I think about our lack of north - south streets and the joy of an efficient grid every time I am stuck in traffic on Richmond Road. We have all dreamed of a better way to get around town. We just have to decide which neighborhoods to bulldoze.

Creating a health care delivery system where none existed is a lot like planning a city's grid. With limited expectations and little to disrupt, the new program would face little opposition.

Think about the delivery and payment of health care in the US. Our system is organic and ever changing. Part action, part reaction, we have evolved from a system of community hospitals and doctor/entrepreneurs to regional medical centers who employ entire teams of professionals.

Just as the medical providers have changed, so too have the payers. Blue Cross and Blue Shield associations were originally created by doctors and hospitals as a means for the patients to prepay for medical services. Health insurance quickly followed. Over the last seventy years we've moved from indemnity policies to Health Maintenance Organizations (HMO), Preferred Provider Organizations (PPO), and even the occasional Point of Service Plan (POS). Insurers now research everything from the most efficient ways to deliver health care to drug interaction and disease management.

Medicare brought the federal government into our system. Almost overnight, Washington went from uninvolved to a key player. Medicare pays the majority of the cost for the care of our elderly and infirm. The government decides how much it will pay for a doctor's exam,test, or hospital stay. Less than the insurance companies, less than the self-pay, government payments are accept or reject. The medical provider either accepts Medicare and its rules, its limitations, and its millions of beneficiaries, or he/she doesn't. Most providers accept Medicare.

Providers, insurers, and governmental changes have significantly impacted the way health care is practiced in this country.
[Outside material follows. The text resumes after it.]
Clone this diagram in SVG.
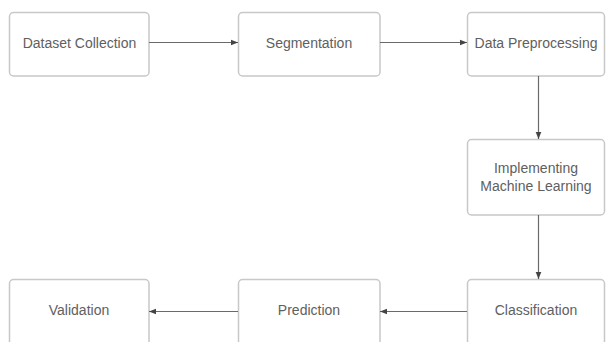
<svg xmlns="http://www.w3.org/2000/svg" width="606" height="342" viewBox="0 0 606 342">
<style>
.box{fill:#fff;stroke:#c8c8c8;stroke-width:1.5}
.lbl{font-family:"Liberation Sans",Arial,sans-serif;font-size:14px;fill:#606060;text-anchor:middle;dominant-baseline:central}
.conn{stroke:#6a6a6a;stroke-width:1.2;fill:none;marker-end:url(#ah)}
</style>
<defs>
<marker id="ah" viewBox="0 0 10 10" refX="10" refY="5" markerWidth="7" markerHeight="7" markerUnits="userSpaceOnUse" orient="auto">
<path d="M0,1 L10,5 L0,9 z" fill="#444"/>
</marker>
</defs>
<rect width="606" height="342" fill="#fff"/>
<g id="n1"><rect class="box" x="9.5" y="12.5" width="139.5" height="63.5" rx="4"/><text class="lbl" x="79.5" y="42.5">Dataset Collection</text></g>
<g id="n2"><rect class="box" x="238.5" y="12.5" width="141.5" height="63.5" rx="4"/><text class="lbl" x="309" y="42.5">Segmentation</text></g>
<g id="n3"><rect class="box" x="467.5" y="12.5" width="137" height="63.5" rx="4"/><text class="lbl" x="536" y="42.5">Data Preprocessing</text></g>
<g id="n4"><rect class="box" x="467.5" y="139.5" width="137" height="75.5" rx="4"/><text class="lbl" x="536" y="168">Implementing</text><text class="lbl" x="536" y="185.5">Machine Learning</text></g>
<g id="n5"><rect class="box" x="467.5" y="279.5" width="137" height="66" rx="4"/><text class="lbl" x="536" y="309.5">Classification</text></g>
<g id="n6"><rect class="box" x="238.5" y="279.5" width="141.5" height="66" rx="4"/><text class="lbl" x="309" y="309.5">Prediction</text></g>
<g id="n7"><rect class="box" x="9.5" y="279.5" width="139.5" height="66" rx="4"/><text class="lbl" x="79" y="309.5">Validation</text></g>
<g id="connectors">
<line class="conn" x1="149" y1="42.5" x2="238" y2="42.5"/>
<line class="conn" x1="380" y1="42.5" x2="467" y2="42.5"/>
<line class="conn" x1="538.5" y1="76" x2="538.5" y2="139"/>
<line class="conn" x1="538.5" y1="215" x2="538.5" y2="279"/>
<line class="conn" x1="467" y1="311.5" x2="380" y2="311.5"/>
<line class="conn" x1="238" y1="311.5" x2="149" y2="311.5"/>
</g>
</svg>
In many ways we have lost sight of who pays for medical services.

There are commercials on TV for diabetic testing devices, lift chairs. and scooters that are FREE if you are on Medicare. They aren't free. We are paying, probably over-paying, for all of this.

Like a drive down Van Aken Boulevard, Congress is discovering that our health care delivery system isn't a simple north-south or east-west. The New York Times reported on April 26, 2009 http://www.nytimes.com/2009/04/27/health/policy/27care.html?_r=1&th&emc=th that the shortage of primary care physicians is just one more unanticipated obstacle on the path of change. Our current system rewards specialists. A revenue neutral option would lower the reimbursements for specialists, freeing up money for the general practitioners. Needless to say, the orthopedic surgeons are not happy.

Action and reaction. Raise compensation? Add more doctors? The one thing most of us know for sure is that we can't tear down our existing system and start over from scratch. So as we debate change and what the final results will be, we must be certain that we don't neglect to map the road from where we are to that final goal.